It appears that Nokia has figured out a way to expand upon software-defined wide area network capabilities to create network slicing on 4G networks and non-standalone 5G networks that also has a migration path to full stand-alone 5G.
Since 5G uses a virtualized network core that is different from the evolved packet core used by 4G, it was not originally possible to implement 5G network slicing on a 4G core. But it appears Nokia has figured out a way to virtually virtualize a 4G EPC to mimic a network slice.
Many early applications will likely support either public cloud or private cloud use cases, simply because that is the way most modern applications now operate.
Nokia says it is the “first to introduce a 4G/5G end-to-end slicing solution for both 4G and 5G non-stand-alone networks with a defined evolution path to 5G stand-alone” networks.

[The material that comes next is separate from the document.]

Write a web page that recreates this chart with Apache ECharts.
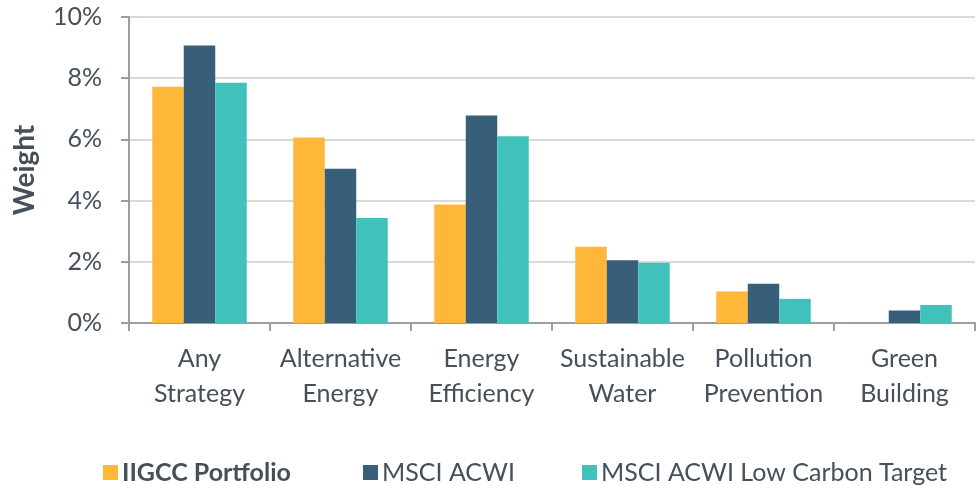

Slicing continuity between 4G and 5G networks enables maximum use of both LTE and NR network coverage, all 4G and 5G devices and multi-vendor networks, Nokia says.
Among the major advantages is the ability to create and support network slices that use the installed base of billions of 4G-compatible devices, now, without having to create a new installed base of devices.
The migration path to full 5G, with a 5G virtualized core, also is an advantage, while network operations and service creation tasks remain common.
The capability is provided by a software upgrade to Nokia network infrastructure.
To be sure, other ways of creating virtual networks might be said to exist already, for 4G networks. SD-WAN, virtual private networks or any virtualized core network services might be said to represent early versions of a network slice. And the 4G standard includes a new virtual slice selection function that likely is how Nokia developed its new capability.
Network slicing on fixed networks also is possible, so we might characterize 5G network slicing as “SD-WAN on steroids,” albeit with easier provisioning.